▸ **Information provided**
"""

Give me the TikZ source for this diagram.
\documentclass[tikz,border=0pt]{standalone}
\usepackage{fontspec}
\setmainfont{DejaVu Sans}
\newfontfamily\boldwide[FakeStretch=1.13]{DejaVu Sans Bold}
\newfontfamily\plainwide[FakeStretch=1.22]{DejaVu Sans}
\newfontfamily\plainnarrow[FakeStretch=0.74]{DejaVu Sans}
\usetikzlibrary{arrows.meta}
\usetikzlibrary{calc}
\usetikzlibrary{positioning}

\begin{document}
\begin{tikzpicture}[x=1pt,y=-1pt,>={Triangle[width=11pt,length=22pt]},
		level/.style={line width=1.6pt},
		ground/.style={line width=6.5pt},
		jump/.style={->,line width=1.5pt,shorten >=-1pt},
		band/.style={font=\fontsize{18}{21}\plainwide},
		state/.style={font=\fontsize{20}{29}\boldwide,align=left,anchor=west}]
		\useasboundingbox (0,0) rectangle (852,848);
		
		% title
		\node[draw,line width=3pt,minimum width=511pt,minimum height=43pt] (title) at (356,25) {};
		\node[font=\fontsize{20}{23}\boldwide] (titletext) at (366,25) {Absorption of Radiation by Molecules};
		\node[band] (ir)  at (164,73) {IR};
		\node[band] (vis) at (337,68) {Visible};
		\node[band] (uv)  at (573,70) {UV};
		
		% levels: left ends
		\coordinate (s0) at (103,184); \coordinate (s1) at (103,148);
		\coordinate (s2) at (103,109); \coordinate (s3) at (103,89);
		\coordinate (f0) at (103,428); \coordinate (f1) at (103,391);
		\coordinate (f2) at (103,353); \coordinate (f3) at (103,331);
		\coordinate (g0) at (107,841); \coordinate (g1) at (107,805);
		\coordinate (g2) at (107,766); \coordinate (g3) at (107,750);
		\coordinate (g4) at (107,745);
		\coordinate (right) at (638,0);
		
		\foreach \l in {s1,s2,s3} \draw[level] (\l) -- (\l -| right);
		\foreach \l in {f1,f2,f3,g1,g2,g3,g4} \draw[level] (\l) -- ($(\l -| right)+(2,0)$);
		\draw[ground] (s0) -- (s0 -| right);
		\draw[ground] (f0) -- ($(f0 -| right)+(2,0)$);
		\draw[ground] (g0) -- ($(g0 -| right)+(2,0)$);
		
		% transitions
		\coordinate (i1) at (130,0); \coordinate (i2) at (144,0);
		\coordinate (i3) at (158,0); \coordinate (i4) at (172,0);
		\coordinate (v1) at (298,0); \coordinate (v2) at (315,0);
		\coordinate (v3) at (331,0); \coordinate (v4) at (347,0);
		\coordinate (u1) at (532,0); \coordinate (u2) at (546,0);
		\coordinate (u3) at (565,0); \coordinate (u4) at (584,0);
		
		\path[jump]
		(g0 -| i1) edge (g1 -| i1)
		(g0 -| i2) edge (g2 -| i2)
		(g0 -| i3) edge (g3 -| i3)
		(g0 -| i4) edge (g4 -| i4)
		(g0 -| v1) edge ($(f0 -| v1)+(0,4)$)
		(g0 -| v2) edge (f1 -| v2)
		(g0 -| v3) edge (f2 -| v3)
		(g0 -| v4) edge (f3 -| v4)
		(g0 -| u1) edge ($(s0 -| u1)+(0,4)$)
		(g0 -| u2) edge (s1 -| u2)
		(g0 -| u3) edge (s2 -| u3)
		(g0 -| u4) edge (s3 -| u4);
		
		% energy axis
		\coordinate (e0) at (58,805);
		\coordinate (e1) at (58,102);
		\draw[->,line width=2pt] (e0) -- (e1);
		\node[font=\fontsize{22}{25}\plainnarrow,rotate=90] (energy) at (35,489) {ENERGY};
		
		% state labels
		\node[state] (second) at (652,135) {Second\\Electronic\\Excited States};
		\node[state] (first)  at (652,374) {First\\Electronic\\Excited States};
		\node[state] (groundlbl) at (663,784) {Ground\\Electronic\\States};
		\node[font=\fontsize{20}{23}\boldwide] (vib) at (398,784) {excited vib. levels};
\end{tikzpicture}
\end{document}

"""

▸ **What is needed**
Only the lines from the opening of the material through the line with "($(g0 -| right)+(2,0)$);" should be echoed, exactly as written.

▸ **Task response**
Give me the TikZ source for this diagram.
\documentclass[tikz,border=0pt]{standalone}
\usepackage{fontspec}
\setmainfont{DejaVu Sans}
\newfontfamily\boldwide[FakeStretch=1.13]{DejaVu Sans Bold}
\newfontfamily\plainwide[FakeStretch=1.22]{DejaVu Sans}
\newfontfamily\plainnarrow[FakeStretch=0.74]{DejaVu Sans}
\usetikzlibrary{arrows.meta}
\usetikzlibrary{calc}
\usetikzlibrary{positioning}

\begin{document}
\begin{tikzpicture}[x=1pt,y=-1pt,>={Triangle[width=11pt,length=22pt]},
		level/.style={line width=1.6pt},
		ground/.style={line width=6.5pt},
		jump/.style={->,line width=1.5pt,shorten >=-1pt},
		band/.style={font=\fontsize{18}{21}\plainwide},
		state/.style={font=\fontsize{20}{29}\boldwide,align=left,anchor=west}]
		\useasboundingbox (0,0) rectangle (852,848);
		
		% title
		\node[draw,line width=3pt,minimum width=511pt,minimum height=43pt] (title) at (356,25) {};
		\node[font=\fontsize{20}{23}\boldwide] (titletext) at (366,25) {Absorption of Radiation by Molecules};
		\node[band] (ir)  at (164,73) {IR};
		\node[band] (vis) at (337,68) {Visible};
		\node[band] (uv)  at (573,70) {UV};
		
		% levels: left ends
		\coordinate (s0) at (103,184); \coordinate (s1) at (103,148);
		\coordinate (s2) at (103,109); \coordinate (s3) at (103,89);
		\coordinate (f0) at (103,428); \coordinate (f1) at (103,391);
		\coordinate (f2) at (103,353); \coordinate (f3) at (103,331);
		\coordinate (g0) at (107,841); \coordinate (g1) at (107,805);
		\coordinate (g2) at (107,766); \coordinate (g3) at (107,750);
		\coordinate (g4) at (107,745);
		\coordinate (right) at (638,0);
		
		\foreach \l in {s1,s2,s3} \draw[level] (\l) -- (\l -| right);
		\foreach \l in {f1,f2,f3,g1,g2,g3,g4} \draw[level] (\l) -- ($(\l -| right)+(2,0)$);
		\draw[ground] (s0) -- (s0 -| right);
		\draw[ground] (f0) -- ($(f0 -| right)+(2,0)$);
		\draw[ground] (g0) -- ($(g0 -| right)+(2,0)$);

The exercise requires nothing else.